Class responsible to populate the NOMAD `archive` from the files given by a
SUPERCODE simulation.
"""
def parse(self, filepath, archive, logger):
output_parser = TextParser(
quantities=[
Quantity('program_version', r'version *([\d\.]+) *', repeats=False)
]
)
output_parser.mainfile = filepath
simulation = Simulation()
simulation.program = Program(
name='SUPERCODE',
version=output_parser.get('program_version'),
)
# append `Simulation` as an `archive.data` section
archive.data.append(simulation)
Homogenization and the role of Workflows¶
Workflows are a device for annotating the structure of a set of entries in a standardized way. A community can define a workflow schema, i.e. its standout sections, without any knowledge of the underlying entries. As such, workflows define a homogenized data format with rich semantics that act as the starting point wherefrom to explore the dataset. The actual workflow entry instance, meanwhile, handles the coordination between tasks and the underlying data. This mapping may be a mixture of (workflow) entries and sections.
Below are a few examples of actual mappings.
Important to note is that these examples already presuppose a certain structure on the side of the referenced archive.data sections.
In reality, workflow should be capable of hosting multiple underlying structures.
Serial Updates to ModelSystem¶
Geometry optimizations or molecular dynamics simulations, for example, typically store their data in a single entry.

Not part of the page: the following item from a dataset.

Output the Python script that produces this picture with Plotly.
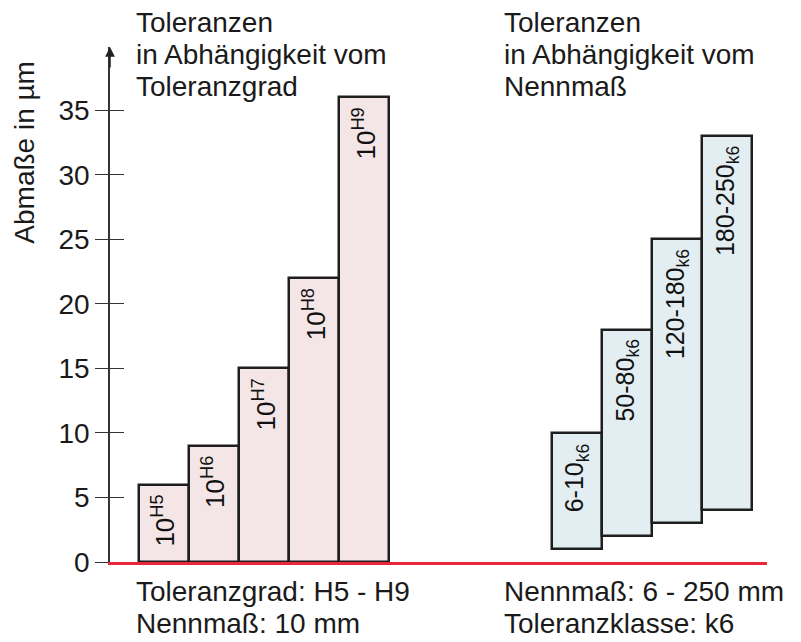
import plotly.graph_objects as go

# ---- data ----
grade_labels = ["H5", "H6", "H7", "H8", "H9"]
grade_values = [6, 9, 15, 22, 36]          # Abmaß (µm), base 0, Nennmaß 10 mm

size_labels = ["6-10", "50-80", "120-180", "180-250"]
size_lower = [1, 2, 3, 4]                  # unteres Abmaß k6 (µm)
size_upper = [10, 18, 25, 33]              # oberes Abmaß k6 (µm)

y_ticks = [0, 5, 10, 15, 20, 25, 30, 35]

title_left = ["Toleranzen", "in Abhängigkeit vom", "Toleranzgrad"]
title_right = ["Toleranzen", "in Abhängigkeit vom", "Nennmaß"]
note_left = ["Toleranzgrad: H5 - H9", "Nennmaß: 10 mm"]
note_right = ["Nennmaß: 6 - 250 mm", "Toleranzklasse: k6"]

FONT = "Liberation Sans, Arial, Helvetica, sans-serif"
PINK = "#f4e6e6"
BLUE = "#e3eef2"
EDGE = "#1e1e1e"
TXT = "#1a1a1a"

left_x = [i for i in range(len(grade_labels))]
right_x = [8.25 + i for i in range(len(size_labels))]

fig = go.Figure()
fig.add_trace(go.Bar(
    x=left_x, y=grade_values, base=[0] * len(grade_values), width=1,
    marker=dict(color=PINK, line=dict(color=EDGE, width=2.5)),
    hoverinfo="skip", showlegend=False))
fig.add_trace(go.Bar(
    x=right_x, y=[u - l for u, l in zip(size_upper, size_lower)], base=size_lower, width=1,
    marker=dict(color=BLUE, line=dict(color=EDGE, width=2.5)),
    hoverinfo="skip", showlegend=False))

ann = []
for xv, lab, top in zip(left_x, grade_labels, grade_values):
    ann.append(dict(x=xv, y=top, xref="x", yref="y", text="10<sup>" + lab + "</sup>",
                    textangle=-90, showarrow=False, yanchor="top", xanchor="center",
                    yshift=-8, font=dict(size=26, color="#111", family=FONT)))
for xv, lab, top in zip(right_x, size_labels, size_upper):
    ann.append(dict(x=xv, y=top, xref="x", yref="y", text=lab + "<sub>k6</sub>",
                    textangle=-90, showarrow=False, yanchor="top", xanchor="center",
                    yshift=-8, font=dict(size=25, color="#111", family=FONT)))

tfont = dict(size=28, color=TXT, family=FONT)
title_shifts = [42, 10, -22]
for lines, xp in ((title_left, 0.0365), (title_right, 0.5967)):
    for line, ys in zip(lines, title_shifts):
        ann.append(dict(x=xp, y=1, xref="paper", yref="paper", yshift=ys,
                        xanchor="left", yanchor="top", showarrow=False, font=tfont, text=line))
note_shifts = [-12, -44]
for lines, xp in ((note_left, 0.0365), (note_right, 0.5967)):
    for line, ys in zip(lines, note_shifts):
        ann.append(dict(x=xp, y=0, xref="paper", yref="y", yshift=ys,
                        xanchor="left", yanchor="top", showarrow=False, font=tfont, text=line))

ann += [
    dict(x=-0.1294, y=0.7967, xref="paper", yref="paper", textangle=-90, showarrow=False,
         xanchor="center", yanchor="middle", font=tfont, text="Abmaße in µm"),
    # axis arrow
    dict(x=0, y=1, xref="paper", yref="paper", ax=0, ay=22, text="", showarrow=True,
         arrowhead=2, arrowsize=1.3, arrowwidth=1.5, arrowcolor="#222", standoff=0),
]

fig.update_layout(
    width=801, height=642,
    margin=dict(l=110, r=34, t=47, b=80),
    paper_bgcolor="white", plot_bgcolor="white",
    bargap=0, barmode="overlay",
    font=dict(family=FONT, color=TXT),
    annotations=ann,
    xaxis=dict(range=[-1.08, 12.05], showgrid=False, zeroline=False, showticklabels=False,
               ticks="", showline=True, linecolor="#e8283a", linewidth=2.5,
               layer="below traces"),
    yaxis=dict(range=[0, 39.9], tickvals=y_ticks, ticktext=[str(v) for v in y_ticks],
               ticks="outside", ticklen=13, tickwidth=1.3, tickcolor="#333",
               showgrid=False, zeroline=False, showline=True, linecolor="#333", linewidth=1.5,
               tickfont=dict(size=28, color=TXT, family=FONT), ticklabelstandoff=0),
    yaxis2=dict(range=[0, 39.9], overlaying="y", side="left", anchor="x",
                tickvals=y_ticks[1:], ticks="inside", ticklen=14, tickwidth=1.3,
                tickcolor="#333", showticklabels=False, showgrid=False, zeroline=False,
                showline=False),
)
# invisible trace to activate yaxis2
fig.add_trace(go.Scatter(x=[None], y=[None], yaxis="y2", showlegend=False, hoverinfo="skip"))

fig.write_html("out.html", config={"displayModeBar": False},
               post_script="document.body.style.margin='0';document.body.style.overflow='hidden';")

Tasks trace the updates to the system, i.e. calculation or time steps, respectively.
The actual modifications of these steps are stored in the model_system and outputs.
entry_x#workflow2.task[0].input -> entry_y1#data.model_system[0]
entry_x#workflow2.task[0].output -> entry_y2#data.outputs[0]
...
entry_x#workflow2.task[n].input -> entry_y1#data.model_system[n]
entry_x#workflow2.task[n].output -> entry_y2#data.outputs[n]
Note that entry_x, entry_y1, entry_y2 will typically refer to the same entry, though this isn't a hard requirement.
Including SCF steps¶
Under construction
This section will be updated once its schema-side is settled on.
Single-Point SCF Workflow¶
In the case of a single-point calculation, the emphasis clearly lies on the relaxation of the electronic structure.
Now, each outputs section can wholesale be dedicated to following the SCF cycle.
Multi-step Electronic Workflows¶
There are two main design choices here:
- the methodology and computed outputs are split along major subroutines.
- they are kept in a single entry. This is especially useful for legacy cases, where some subroutines were originally not distinguished.
In option 2, for any workflows at are not simply serial, there is no canonical way of ordering outputs.
This burden remains with workflow2.tasks.